Attention to scientific accuracy appears in other ways, too. Most notably, the series contains far more realistic violence than many vampire stories, particularly once the villagers start hunting the vampires down. Vampires exposed to the sunlight develop oozing blisters and sores similar to those of a real second-degree burn victim.9-10 Dead bodies become infested with insects and fall apart in much the way they would in real life.4,11 The vampires’ aversion to religious objects and festivities, meanwhile, is depicted as a phobia,8 and there is some indication that this phobia can be overcome by fairly conventional means. At one point, when Dr. Ozaki suggests the vampire known as Chizuru accompany him to a religious-themed festival, he attempts a form of exposure therapy to get her used to the idea,12 even asking outright: “Would going to the festival really harm you?”13 In all these ways, the series commits to answering the question of what vampires would be like if they existed in real life.

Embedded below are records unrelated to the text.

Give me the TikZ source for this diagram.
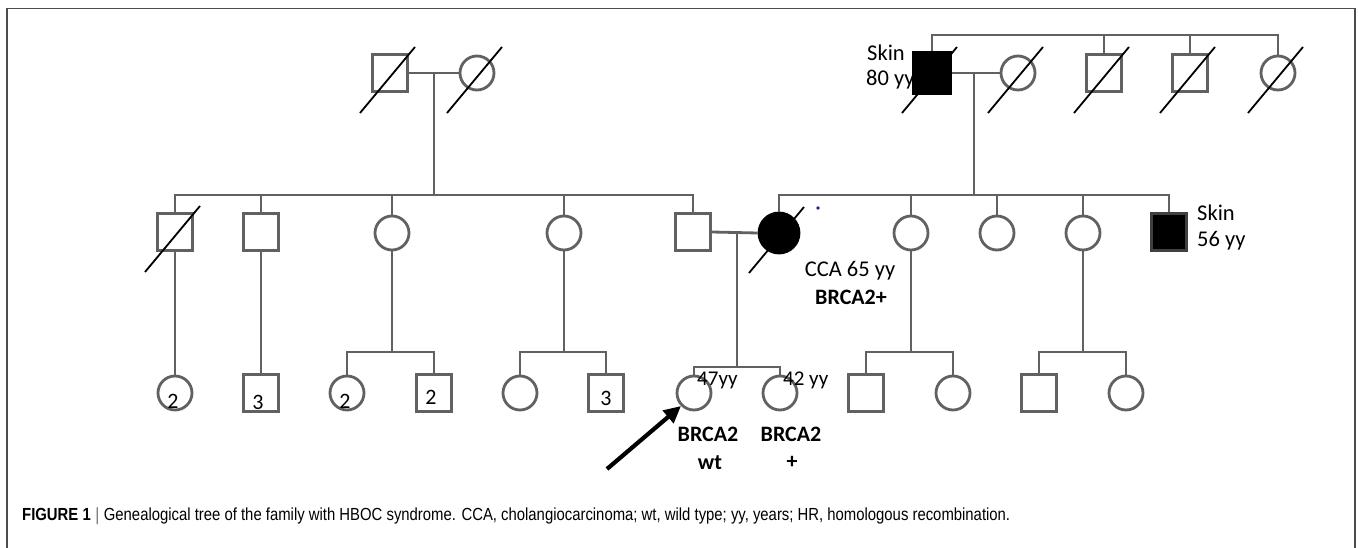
\documentclass[tikz,border=0pt]{standalone}
\usepackage{fontspec}
\setmainfont{Carlito}
\newfontfamily\capfont[FakeStretch=0.85]{Liberation Sans}
\usetikzlibrary{arrows.meta}
\definecolor{lg}{gray}{0.38}
\definecolor{dotblue}{rgb}{0.1,0.15,0.55}
\begin{document}
\begin{tikzpicture}[x=1pt,y=-1pt,
  sq/.style={draw=lg,line width=2.8pt,rectangle,minimum width=35pt,minimum height=37pt,inner sep=0pt,fill=white},
  ci/.style={draw=lg,line width=2.8pt,circle,minimum size=34pt,inner sep=0pt,fill=white},
  aff/.style={fill=black},
  ln/.style={draw=lg,line width=2.8pt},
  dead/.style={draw=black,line width=1.8pt},
  lbl/.style={font=\fontsize{22.5}{26}\selectfont,inner sep=0pt},
  blbl/.style={font=\fontsize{22}{26}\selectfont\bfseries,inner sep=0pt},
  num/.style={font=\fontsize{22}{24}\selectfont,inner sep=0pt},
  frame/.style={draw=black!70,line width=1.2pt}]
\useasboundingbox (0,0) rectangle (1358,548);
\fill[white] (0,0) rectangle (1358,548);
\draw[frame] (7,548) -- (7,8.5) -- (1355,8.5) -- (1355,548);

% labels behind symbols
\node[lbl,anchor=west] (skin1) at (867,53) {Skin};
\node[lbl,anchor=west] (age1) at (866,80) {80 yy};

% generation I
\node[sq] (gA) at (390,73) {};
\node[ci] (gB) at (477,73) {};
\node[sq,aff,draw=black,minimum width=38pt,minimum height=41pt] (gC) at (932,73) {};
\node[ci] (gD) at (1018,73) {};
\node[sq] (gE) at (1104,73) {};
\node[sq] (gF) at (1190,73) {};
\node[ci] (gG) at (1278,73) {};

\coordinate (mAB) at (434,73);
\coordinate (mCD) at (974,73);
\coordinate (sibTop) at (932,35);
\draw[ln] (gA.east) -- (gB.west);
\draw[ln] (gC.east) -- (gD.west);
\draw[ln] (gC.north) -- (gC.north |- sibTop) -- (gG.north |- sibTop) -- (gG.north);
\draw[ln] (gE.north) -- (gE.north |- sibTop);
\draw[ln] (gF.north) -- (gF.north |- sibTop);

% generation II
\node[sq] (h1) at (175,232) {};
\node[sq] (h2) at (261,232) {};
\node[ci] (h3) at (392,233) {};
\node[ci] (h4) at (564,233) {};
\node[sq] (h5) at (693,232) {};
\node[ci,aff,draw=black,minimum size=40pt] (h6) at (779,233) {};
\node[ci] (h7) at (911,233) {};
\node[ci] (h8) at (997,233) {};
\node[ci] (h9) at (1083,233) {};
\node[sq,aff,draw=black!75] (h10) at (1169,232) {};

\coordinate (sibL) at (434,195);
\coordinate (sibR) at (974,195);
\draw[ln] (mAB) -- (sibL);
\draw[ln] (mCD) -- (sibR);
\draw[ln] (h1.north) -- (h1.north |- sibL) -- (h5.north |- sibL) -- (h5.north);
\foreach \n in {h2,h3,h4} \draw[ln] (\n.north) -- (\n.north |- sibL);
\draw[ln] (h6.north) -- (h6.north |- sibR) -- (h10.north |- sibR) -- (h10.north);
\foreach \n in {h7,h8,h9} \draw[ln] (\n.north) -- (\n.north |- sibR);
\draw[ln] (h5.east) -- (h6.west);
\coordinate (m56) at (737,233);

% generation III
\node[ci] (k1) at (175,393) {};
\node[sq] (k2) at (261,393) {};
\node[ci] (k3) at (347,393) {};
\node[sq] (k4) at (434,393) {};
\node[ci] (k5) at (520,393) {};
\node[sq] (k6) at (606,393) {};
\node[ci] (k7) at (694,393) {};
\node[ci] (k8) at (780,393) {};
\node[sq] (k9) at (866,393) {};
\node[ci] (k10) at (953,393) {};
\node[sq] (k11) at (1039,393) {};
\node[ci] (k12) at (1126,393) {};

\draw[ln] (h1.south) -- (k1.north);
\draw[ln] (h2.south) -- (k2.north);
\coordinate (s3) at (392,352);
\coordinate (s4) at (564,352);
\coordinate (s56) at (737,367);
\coordinate (s7) at (911,352);
\coordinate (s9) at (1083,352);
\draw[ln] (h3.south) -- (s3);
\draw[ln] (k3.north) -- (k3.north |- s3) -- (k4.north |- s3) -- (k4.north);
\draw[ln] (h4.south) -- (s4);
\draw[ln] (k5.north) -- (k5.north |- s4) -- (k6.north |- s4) -- (k6.north);
\draw[ln] (m56) -- (s56);
\draw[ln] (k7.north) -- (k7.north |- s56) -- (k8.north |- s56) -- (k8.north);
\draw[ln] (h7.south) -- (s7);
\draw[ln] (k9.north) -- (k9.north |- s7) -- (k10.north |- s7) -- (k10.north);
\draw[ln] (h9.south) -- (s9);
\draw[ln] (k11.north) -- (k11.north |- s9) -- (k12.north |- s9) -- (k12.north);

% deceased slashes
\foreach \n in {gA,gB,gC,gD,gE,gF,gG,h1,h6}
  \draw[dead] ([shift={(-30,40)}]\n.center) -- ([shift={(25,-26)}]\n.center);

% numbers
\node[num] (n1) at (173,401) {2};
\node[num] (n2) at (258,402) {3};
\node[num] (n3) at (345,401) {2};
\node[num] (n4) at (431,397) {2};
\node[num] (n6) at (606,398) {3};

% other labels
\node[lbl,anchor=west] (skin2) at (1197,213) {Skin};
\node[lbl,anchor=west] (age2) at (1197,241) {56 yy};
\node[lbl] (cca) at (850,271) {CCA 65 yy};
\node[blbl] (brp) at (851,297) {BRCA2+};
\node[lbl,anchor=west,font=\fontsize{21}{24}\selectfont] (a47) at (697,380) {47yy};
\node[lbl,anchor=west,font=\fontsize{21}{24}\selectfont] (a42) at (783,380) {42 yy};
\node[blbl] (b1) at (708,434) {BRCA2};
\node[blbl] (w1) at (710,463) {wt};
\node[blbl] (b2) at (791,434) {BRCA2};
\node[blbl] (w2) at (792,462) {+};
\fill[dotblue] (818,208) circle (1.8);

% proband arrow
\coordinate (arrtail) at (607,469);
\draw[-{Triangle[length=17pt,width=16pt]},line width=4.2pt,black] (arrtail) -- (k7.south west);

% caption
\node[anchor=west,inner sep=0pt,font=\capfont\fontsize{17.5}{20}\selectfont] (cap) at (22,516) {\textbf{FIGURE 1} $|$ Genealogical tree of the family with HBOC syndrome. CCA, cholangiocarcinoma; wt, wild type; yy, years; HR, homologous recombination.};
\end{tikzpicture}
\end{document}
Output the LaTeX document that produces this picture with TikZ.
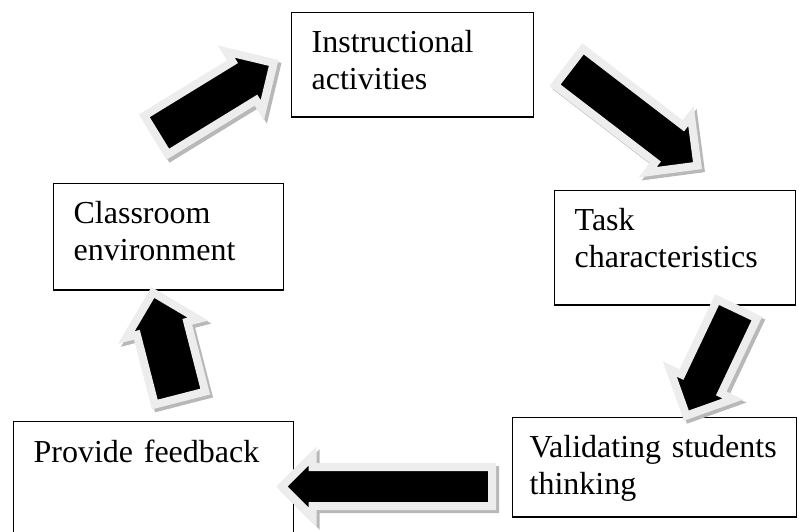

All in all, Shiki’s attention to scientific detail serves as a welcome addition to an already complex, intelligent, riveting series. That the narrative is in many ways quite conventional and fantastical, just like in most vampire stories, makes the accuracy of the science all the more remarkable. Perhaps moreso than any other vampire horror story, Shiki drives home what it would be like to live in a village that was invaded by vampires—or to become one. Following its twists and turns is guaranteed to provide hours of fascination to laypeople and medical professionals alike.

References

  1. Davis, Sara, “The Science of Bram Stoker’s Dracula.” The Rosenbach. November 3, 2017. https://rosenbach.org/blog/the-science-of-bram-stokers-dracula/
  2. Shiki, Blu Ray, directed by Mike McFarland (2002; USA: Funimation, 2012) (Note: this is the American license for the series. The citation for the original Japanese version is below)
  3. Directed by Tetsuro Amino. Written by Kenji Sugihara. Studio Daume, 2010.
  4. Shiki, “First Blood.”
  5. Shiki, “Fourth Fatality.”
  6. Shiki, “Third Tragedy.”
  7. Shiki, “Seventh Killing Spirit.”
  8. Shiki, “Fourteenth Death.”
  9. Shiki, “Twentieth Mourning and Offense.”
  10. “Second-Degree Burns (Partial Thickness Burns).” Children’s Hospital of Philadelphia. Accessed January 13, 2020. https://www.chop.edu/conditions-diseases/second-degree-burns-partial-thickness-burns
  11. “Stages of decomposition.” Australian Museum. Last modified November 12, 2018. https://australianmuseum.net.au/learn/science/stages-of-decomposition/
  12. “What Is Exposure Therapy?” American Psychological Association. Accessed January 13, 2020. https://www.apa.org/ptsd-guideline/patients-and-families/exposure-therapy
  13. Shiki, “Eighteenth Death.”

ALICE THEIBAULT is a graduate student in the Bioinformatics Masters program at Rochester Institute of Technology. She has been interested in biology and science communication for most of her life, and received an undergraduate degree in Biology and Environmental Studies from Hobart and William Smith Colleges. She also served for two years as an AmeriCorps, educating the public about environmental health and protection. One of her greatest passions is for stories, which she often reads, writes, and thinks about all day long.